## TASK DIRECTIONS:
Go through the data and copy every line exactly, but not the images.

## AVAILABLE DATA:
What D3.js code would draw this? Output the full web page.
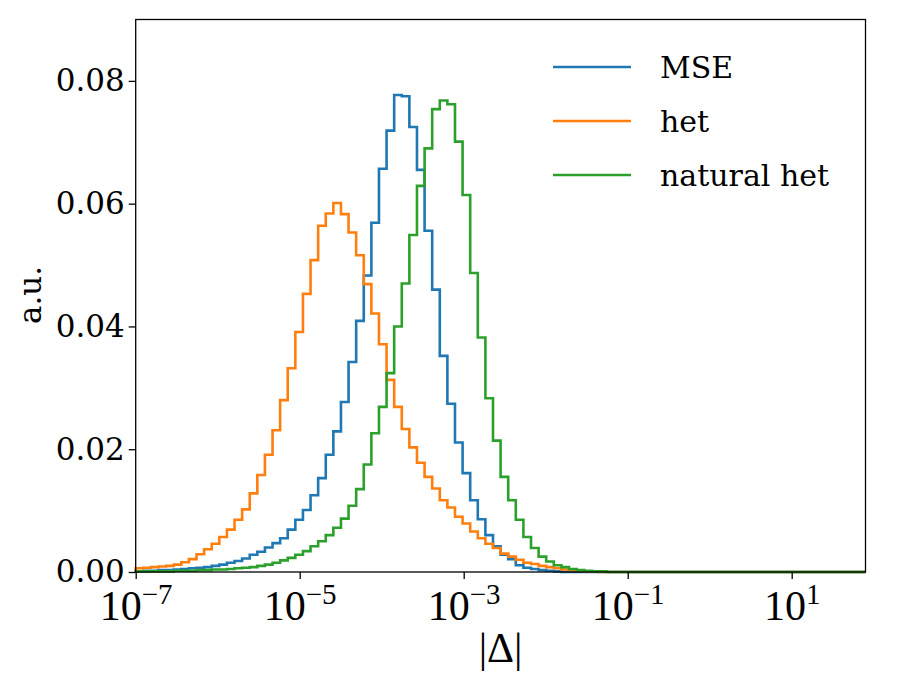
<!DOCTYPE html>
<html>
<head>
<meta charset="utf-8">
<script src="https://cdn.jsdelivr.net/npm/d3@7"></script>
<style>
  body { margin: 0; background: #fff; }
  .tick text { font-family: "DejaVu Serif", serif; }
</style>
</head>
<body>
<script>
// log-spaced bins, 96 of them from 1e-7 up to 10^1.9
const logMin = -7;
const logMax = 1.9;
const binCount = 96;

const seriesNames = ['MSE', 'het', 'natural het'];
const seriesColors = ['#1f77b4', '#ff7f0e', '#2ca02c'];

const mse = [
  0.0001, 0.0002, 0.0002, 0.0003, 0.0003, 0.0004, 0.0005, 0.0006, 0.0007, 0.0008,
  0.0010, 0.0012, 0.0015, 0.0018, 0.0022, 0.0028, 0.0033, 0.0040, 0.0047, 0.0055,
  0.0069, 0.0085, 0.0101, 0.0125, 0.0153, 0.0191, 0.0229, 0.0277, 0.0342, 0.0409,
  0.0483, 0.0569, 0.0657, 0.0719, 0.0777, 0.0775, 0.0725, 0.0655, 0.0556, 0.0460,
  0.0352, 0.0274, 0.0211, 0.0161, 0.0117, 0.0086, 0.0060, 0.0042, 0.0028, 0.0021,
  0.0011, 0.0007, 0.0005, 0.0003, 0.0002, 0.0001, 0, 0, 0, 0,
  0, 0, 0, 0, 0, 0, 0, 0, 0, 0,
  0, 0, 0, 0, 0, 0, 0, 0, 0, 0,
  0, 0, 0, 0, 0, 0, 0, 0, 0, 0,
  0, 0, 0, 0, 0, 0
];

const het = [
  0.0006, 0.0007, 0.0008, 0.0009, 0.0010, 0.0012, 0.0016, 0.0021, 0.0029, 0.0037,
  0.0046, 0.0057, 0.0069, 0.0085, 0.0102, 0.0128, 0.0158, 0.0191, 0.0231, 0.0280,
  0.0332, 0.0391, 0.0453, 0.0508, 0.0564, 0.0584, 0.0601, 0.0583, 0.0553, 0.0516,
  0.0469, 0.0421, 0.0371, 0.0313, 0.0269, 0.0233, 0.0203, 0.0178, 0.0155, 0.0136,
  0.0117, 0.0105, 0.0090, 0.0079, 0.0066, 0.0055, 0.0046, 0.0039, 0.0030, 0.0025,
  0.0020, 0.0015, 0.0013, 0.0010, 0.0008, 0.0006, 0.0004, 0.0003, 0.0002, 0.0001,
  0.0001, 0, 0, 0, 0, 0, 0, 0, 0, 0,
  0, 0, 0, 0, 0, 0, 0, 0, 0, 0,
  0, 0, 0, 0, 0, 0, 0, 0, 0, 0,
  0, 0, 0, 0, 0, 0
];

const naturalHet = [
  0.0001, 0.0001, 0.0001, 0.0001, 0.0001, 0.0002, 0.0002, 0.0002, 0.0003, 0.0003,
  0.0004, 0.0004, 0.0005, 0.0006, 0.0007, 0.0008, 0.0010, 0.0012, 0.0015, 0.0019,
  0.0023, 0.0028, 0.0034, 0.0042, 0.0050, 0.0060, 0.0072, 0.0087, 0.0108, 0.0135,
  0.0175, 0.0226, 0.0269, 0.0324, 0.0400, 0.0470, 0.0549, 0.0629, 0.0690, 0.0754,
  0.0768, 0.0762, 0.0701, 0.0614, 0.0487, 0.0382, 0.0283, 0.0214, 0.0155, 0.0117,
  0.0085, 0.0057, 0.0039, 0.0025, 0.0017, 0.0011, 0.0008, 0.0005, 0.0003, 0.0002,
  0.0001, 0.0001, 0, 0, 0, 0, 0, 0, 0, 0,
  0, 0, 0, 0, 0, 0, 0, 0, 0, 0,
  0, 0, 0, 0, 0, 0, 0, 0, 0, 0,
  0, 0, 0, 0, 0, 0
];

const xTicks = [1e-7, 1e-5, 1e-3, 1e-1, 1e1];
const xTickExp = ['\u22127', '\u22125', '\u22123', '\u22121', '1'];
const yTicks = [0, 0.02, 0.04, 0.06, 0.08];


const width = 900;
const height = 675;
const margin = { left: 135.7, right: 34.5, top: 19.5, bottom: 103 };

const svg = d3.select('body')
  .append('svg')
    .attr('width', width)
    .attr('height', height);

const edges = d3.range(binCount + 1).map(i => Math.pow(10, logMin + (logMax - logMin) * i / binCount));

const xScale = d3.scaleLog()
  .domain([edges[0], edges[binCount]])
  .range([margin.left, width - margin.right]);
const yScale = d3.scaleLinear()
  .domain([0, 0.09])
  .range([height - margin.bottom, margin.top]);

// step outline like matplotlib histtype='step'
const stepPoints = values => {
  const pts = [[edges[0], 0]];
  values.forEach((v, i) => {
    pts.push([edges[i], v]);
    pts.push([edges[i + 1], v]);
  });
  pts.push([edges[binCount], 0]);
  return pts;
};

const line = d3.line()
  .x(d => xScale(d[0]))
  .y(d => yScale(d[1]));

const plot = svg.append('g');
[mse, het, naturalHet].forEach((values, i) => {
  plot.append('path')
    .attr('d', line(stepPoints(values)))
    .attr('fill', 'none')
    .attr('stroke', seriesColors[i])
    .attr('stroke-width', 2.6)
    .attr('stroke-linejoin', 'miter');
});

// axes
const xAxis = svg.append('g')
  .attr('transform', `translate(0,${height - margin.bottom})`)
  .call(d3.axisBottom(xScale).tickValues(xTicks).tickFormat('').tickSize(7).tickSizeOuter(0));
xAxis.select('.domain').remove();
xAxis.selectAll('.tick line').attr('stroke-width', 1.3);

xAxis.selectAll('.tick')
  .append('text')
    .attr('y', 48)
    .attr('fill', '#000')
    .attr('text-anchor', 'middle')
    .style('font-family', '"Liberation Serif", serif')
    .style('font-size', '42px')
    .each(function(d, i) {
      const t = d3.select(this);
      t.append('tspan').text('10');
      t.append('tspan')
        .attr('dy', -16)
        .style('font-size', '29px')
        .text(xTickExp[i]);
    });

const yAxis = svg.append('g')
  .attr('transform', `translate(${margin.left},0)`)
  .call(d3.axisLeft(yScale).tickValues(yTicks).tickFormat(d3.format('.2f')).tickSize(7).tickPadding(4));
yAxis.select('.domain').remove();
yAxis.selectAll('.tick line').attr('stroke-width', 1.3);
yAxis.selectAll('.tick text')
  .attr('fill', '#000')
  .style('font-size', '31px');

// frame
svg.append('rect')
  .attr('x', margin.left)
  .attr('y', margin.top)
  .attr('width', width - margin.left - margin.right)
  .attr('height', height - margin.top - margin.bottom)
  .attr('fill', 'none')
  .attr('stroke', '#000')
  .attr('stroke-width', 1.3);

// axis labels
svg.append('text')
  .attr('x', (margin.left + width - margin.right) / 2)
  .attr('y', 662)
  .attr('text-anchor', 'middle')
  .style('font-family', '"Liberation Serif", serif')
  .style('font-size', '42px')
  .text('|\u0394|');

svg.append('text')
  .attr('transform', 'translate(41,295) rotate(-90)')
  .attr('text-anchor', 'middle')
  .style('font-family', '"DejaVu Serif", serif')
  .style('font-size', '31px')
  .text('a.u.');

// legend
const legend = svg.append('g');
seriesNames.forEach((name, i) => {
  const ly = 67 + i * 54;
  legend.append('line')
    .attr('x1', 553).attr('x2', 631)
    .attr('y1', ly).attr('y2', ly)
    .attr('stroke', seriesColors[i])
    .attr('stroke-width', 2.6);
  legend.append('text')
    .attr('x', 660)
    .attr('y', ly + 11)
    .style('font-family', '"DejaVu Serif", serif')
    .style('font-size', '30px')
    .text(name);
});
</script>
</body>
</html>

## OUTPUT:
What D3.js code would draw this? Output the full web page.
<!DOCTYPE html>
<html>
<head>
<meta charset="utf-8">
<script src="https://cdn.jsdelivr.net/npm/d3@7"></script>
<style>
  body { margin: 0; background: #fff; }
  .tick text { font-family: "DejaVu Serif", serif; }
</style>
</head>
<body>
<script>
// log-spaced bins, 96 of them from 1e-7 up to 10^1.9
const logMin = -7;
const logMax = 1.9;
const binCount = 96;

const seriesNames = ['MSE', 'het', 'natural het'];
const seriesColors = ['#1f77b4', '#ff7f0e', '#2ca02c'];

const mse = [
  0.0001, 0.0002, 0.0002, 0.0003, 0.0003, 0.0004, 0.0005, 0.0006, 0.0007, 0.0008,
  0.0010, 0.0012, 0.0015, 0.0018, 0.0022, 0.0028, 0.0033, 0.0040, 0.0047, 0.0055,
  0.0069, 0.0085, 0.0101, 0.0125, 0.0153, 0.0191, 0.0229, 0.0277, 0.0342, 0.0409,
  0.0483, 0.0569, 0.0657, 0.0719, 0.0777, 0.0775, 0.0725, 0.0655, 0.0556, 0.0460,
  0.0352, 0.0274, 0.0211, 0.0161, 0.0117, 0.0086, 0.0060, 0.0042, 0.0028, 0.0021,
  0.0011, 0.0007, 0.0005, 0.0003, 0.0002, 0.0001, 0, 0, 0, 0,
  0, 0, 0, 0, 0, 0, 0, 0, 0, 0,
  0, 0, 0, 0, 0, 0, 0, 0, 0, 0,
  0, 0, 0, 0, 0, 0, 0, 0, 0, 0,
  0, 0, 0, 0, 0, 0
];

const het = [
  0.0006, 0.0007, 0.0008, 0.0009, 0.0010, 0.0012, 0.0016, 0.0021, 0.0029, 0.0037,
  0.0046, 0.0057, 0.0069, 0.0085, 0.0102, 0.0128, 0.0158, 0.0191, 0.0231, 0.0280,
  0.0332, 0.0391, 0.0453, 0.0508, 0.0564, 0.0584, 0.0601, 0.0583, 0.0553, 0.0516,
  0.0469, 0.0421, 0.0371, 0.0313, 0.0269, 0.0233, 0.0203, 0.0178, 0.0155, 0.0136,
  0.0117, 0.0105, 0.0090, 0.0079, 0.0066, 0.0055, 0.0046, 0.0039, 0.0030, 0.0025,
  0.0020, 0.0015, 0.0013, 0.0010, 0.0008, 0.0006, 0.0004, 0.0003, 0.0002, 0.0001,
  0.0001, 0, 0, 0, 0, 0, 0, 0, 0, 0,
  0, 0, 0, 0, 0, 0, 0, 0, 0, 0,
  0, 0, 0, 0, 0, 0, 0, 0, 0, 0,
  0, 0, 0, 0, 0, 0
];

const naturalHet = [
  0.0001, 0.0001, 0.0001, 0.0001, 0.0001, 0.0002, 0.0002, 0.0002, 0.0003, 0.0003,
  0.0004, 0.0004, 0.0005, 0.0006, 0.0007, 0.0008, 0.0010, 0.0012, 0.0015, 0.0019,
  0.0023, 0.0028, 0.0034, 0.0042, 0.0050, 0.0060, 0.0072, 0.0087, 0.0108, 0.0135,
  0.0175, 0.0226, 0.0269, 0.0324, 0.0400, 0.0470, 0.0549, 0.0629, 0.0690, 0.0754,
  0.0768, 0.0762, 0.0701, 0.0614, 0.0487, 0.0382, 0.0283, 0.0214, 0.0155, 0.0117,
  0.0085, 0.0057, 0.0039, 0.0025, 0.0017, 0.0011, 0.0008, 0.0005, 0.0003, 0.0002,
  0.0001, 0.0001, 0, 0, 0, 0, 0, 0, 0, 0,
  0, 0, 0, 0, 0, 0, 0, 0, 0, 0,
  0, 0, 0, 0, 0, 0, 0, 0, 0, 0,
  0, 0, 0, 0, 0, 0
];

const xTicks = [1e-7, 1e-5, 1e-3, 1e-1, 1e1];
const xTickExp = ['\u22127', '\u22125', '\u22123', '\u22121', '1'];
const yTicks = [0, 0.02, 0.04, 0.06, 0.08];


const width = 900;
const height = 675;
const margin = { left: 135.7, right: 34.5, top: 19.5, bottom: 103 };

const svg = d3.select('body')
  .append('svg')
    .attr('width', width)
    .attr('height', height);

const edges = d3.range(binCount + 1).map(i => Math.pow(10, logMin + (logMax - logMin) * i / binCount));

const xScale = d3.scaleLog()
  .domain([edges[0], edges[binCount]])
  .range([margin.left, width - margin.right]);
const yScale = d3.scaleLinear()
  .domain([0, 0.09])
  .range([height - margin.bottom, margin.top]);

// step outline like matplotlib histtype='step'
const stepPoints = values => {
  const pts = [[edges[0], 0]];
  values.forEach((v, i) => {
    pts.push([edges[i], v]);
    pts.push([edges[i + 1], v]);
  });
  pts.push([edges[binCount], 0]);
  return pts;
};

const line = d3.line()
  .x(d => xScale(d[0]))
  .y(d => yScale(d[1]));

const plot = svg.append('g');
[mse, het, naturalHet].forEach((values, i) => {
  plot.append('path')
    .attr('d', line(stepPoints(values)))
    .attr('fill', 'none')
    .attr('stroke', seriesColors[i])
    .attr('stroke-width', 2.6)
    .attr('stroke-linejoin', 'miter');
});

// axes
const xAxis = svg.append('g')
  .attr('transform', `translate(0,${height - margin.bottom})`)
  .call(d3.axisBottom(xScale).tickValues(xTicks).tickFormat('').tickSize(7).tickSizeOuter(0));
xAxis.select('.domain').remove();
xAxis.selectAll('.tick line').attr('stroke-width', 1.3);

xAxis.selectAll('.tick')
  .append('text')
    .attr('y', 48)
    .attr('fill', '#000')
    .attr('text-anchor', 'middle')
    .style('font-family', '"Liberation Serif", serif')
    .style('font-size', '42px')
    .each(function(d, i) {
      const t = d3.select(this);
      t.append('tspan').text('10');
      t.append('tspan')
        .attr('dy', -16)
        .style('font-size', '29px')
        .text(xTickExp[i]);
    });

const yAxis = svg.append('g')
  .attr('transform', `translate(${margin.left},0)`)
  .call(d3.axisLeft(yScale).tickValues(yTicks).tickFormat(d3.format('.2f')).tickSize(7).tickPadding(4));
yAxis.select('.domain').remove();
yAxis.selectAll('.tick line').attr('stroke-width', 1.3);
yAxis.selectAll('.tick text')
  .attr('fill', '#000')
  .style('font-size', '31px');

// frame
svg.append('rect')
  .attr('x', margin.left)
  .attr('y', margin.top)
  .attr('width', width - margin.left - margin.right)
  .attr('height', height - margin.top - margin.bottom)
  .attr('fill', 'none')
  .attr('stroke', '#000')
  .attr('stroke-width', 1.3);

// axis labels
svg.append('text')
  .attr('x', (margin.left + width - margin.right) / 2)
  .attr('y', 662)
  .attr('text-anchor', 'middle')
  .style('font-family', '"Liberation Serif", serif')
  .style('font-size', '42px')
  .text('|\u0394|');

svg.append('text')
  .attr('transform', 'translate(41,295) rotate(-90)')
  .attr('text-anchor', 'middle')
  .style('font-family', '"DejaVu Serif", serif')
  .style('font-size', '31px')
  .text('a.u.');

// legend
const legend = svg.append('g');
seriesNames.forEach((name, i) => {
  const ly = 67 + i * 54;
  legend.append('line')
    .attr('x1', 553).attr('x2', 631)
    .attr('y1', ly).attr('y2', ly)
    .attr('stroke', seriesColors[i])
    .attr('stroke-width', 2.6);
  legend.append('text')
    .attr('x', 660)
    .attr('y', ly + 11)
    .style('font-family', '"DejaVu Serif", serif')
    .style('font-size', '30px')
    .text(name);
});
</script>
</body>
</html>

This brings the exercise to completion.